Let me ask again, what a wave of public opinion, in favor of birth, has been spread over the globe by Abraham, by Hercules, by Mahomet, by Guelphs, Ghibellines, Bourbons, and a miserable Scottish chief, Stuart, by Zengis, by —, by —, by a million of others. And what a wave will be spread by Napoleon and by Washington! Their remotest cousins will be sought, and will be proud, and will avail themselves of their descent. Call this principle, prejudice, folly, ignorance, baseness, slavery, stupidity, adulation, superstition, or what you will, I will not contradict you. But the fact in natural, moral, political, and domestic history, I will not deny, or dispute, or question.

And is this great fact in the natural history of man, this unalterable principle of morals, philosophy, policy, domestic felicity, and daily experience from the creation, to be overlooked, forgotten, neglected, or hypocritically waved out of sight, by a legislator, by a professed writer upon civil government, and upon constitutions of civil government?
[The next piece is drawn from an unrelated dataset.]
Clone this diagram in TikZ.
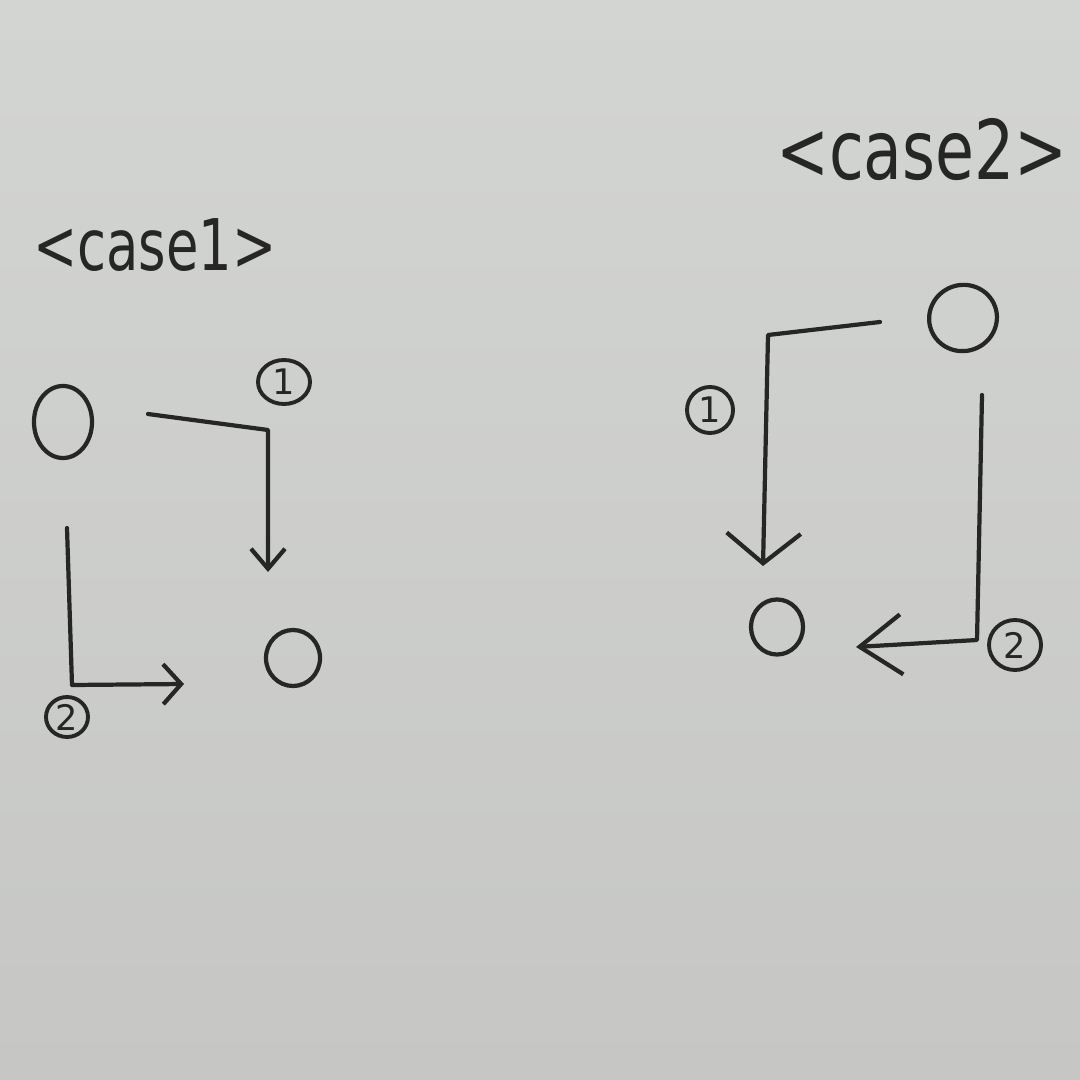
\documentclass[tikz,border=0pt]{standalone}
\usepackage{fontspec}
\setmainfont{DejaVu Sans}
\usepackage{tikz}
\usetikzlibrary{arrows.meta}
\usetikzlibrary{shapes.geometric}
\usepackage{xcolor}
\definecolor{boardhi}{RGB}{211,213,210}
\definecolor{boardlo}{RGB}{198,199,196}
\definecolor{ink}{RGB}{38,38,36}

\begin{document}
\begin{tikzpicture}[x=0.01cm,y=-0.01cm,
  pen/.style={ink,line width=1.2pt,line cap=round,line join=round},
  spot/.style={ellipse,draw=ink,line width=1.2pt,inner sep=0pt},
  tag/.style={ellipse,draw=ink,line width=1.1pt,inner sep=0pt,text=ink,font=\fontsize{10}{11}\selectfont},
  title/.style={text=ink,inner sep=0pt}]
  \useasboundingbox (0,0) rectangle (1080,1080);
  \shade[top color=boardhi,bottom color=boardlo] (0,0) rectangle (1080,1080);

  % case 1
  \node[title] (t1) at (155,245) {\scalebox{1}[1.35]{\fontsize{15}{17}\selectfont <case1>}};
  \node[spot,minimum width=0.58cm,minimum height=0.72cm] (a1) at (63,422) {};
  \node[spot,minimum width=0.54cm,minimum height=0.56cm] (b1) at (293,658) {};
  \node[tag,minimum width=0.52cm,minimum height=0.44cm] (n11) at (284,382) {1};
  \node[tag,minimum width=0.42cm,minimum height=0.40cm] (n12) at (67,717) {2};
  \coordinate (p11) at (148,414);
  \coordinate (p12) at (268,430);
  \coordinate (p13) at (268,572);
  \draw[pen,-{Straight Barb[length=0.2cm,width=0.34cm,line width=1.2pt]}] (p11) -- (p12) -- (p13);
  \coordinate (p21) at (67,528);
  \coordinate (p22) at (72,685);
  \coordinate (p23) at (184,684);
  \draw[pen,-{Straight Barb[length=0.18cm,width=0.40cm,line width=1.2pt]}] (p21) -- (p22) -- (p23);

  % case 2
  \node[title] (t2) at (922,150) {\scalebox{1}[1.3]{\fontsize{18}{20}\selectfont <case2>}};
  \node[spot,minimum width=0.68cm,minimum height=0.66cm,rotate=20] (a2) at (963,318) {};
  \node[spot,minimum width=0.52cm,minimum height=0.55cm] (b2) at (777,627) {};
  \node[tag,minimum width=0.46cm,minimum height=0.46cm] (n21) at (710,410) {1};
  \node[tag,minimum width=0.52cm,minimum height=0.50cm] (n22) at (1015,645) {2};
  \coordinate (q11) at (880,322);
  \coordinate (q12) at (768,335);
  \coordinate (q13) at (763,566);
  \draw[pen,-{Straight Barb[length=0.3cm,width=0.74cm,line width=1.2pt]}] (q11) -- (q12) -- (q13);
  \coordinate (q21) at (982,395);
  \coordinate (q22) at (977,640);
  \coordinate (q23) at (856,647);
  \draw[pen,-{Straight Barb[length=0.42cm,width=0.60cm,line width=1.2pt]}] (q21) -- (q22) -- (q23);

\end{tikzpicture}
\end{document}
Thus far had I written, when your favor of August 22d was laid on my table from the post-office. I can only say at present that I can pursue this idle speculation no further, at least till I have replied to this fresh proof of friendship and confidence. Mrs. A. joins in cordial thanks with

J. A.

You may laugh at the introduction of beauty among the pillars of aristocracy. But Madame du Barry says, “la véritable royauté c’est la beauté,” and there is not a more certain truth. Beauty, grace, figure, attitude, movement, have, in innumerable instances, prevailed over wealth, birth, talents, virtues, and every thing else, in men of the highest rank, greatest power, and, sometimes, the most exalted genius, greatest fame, and highest merit.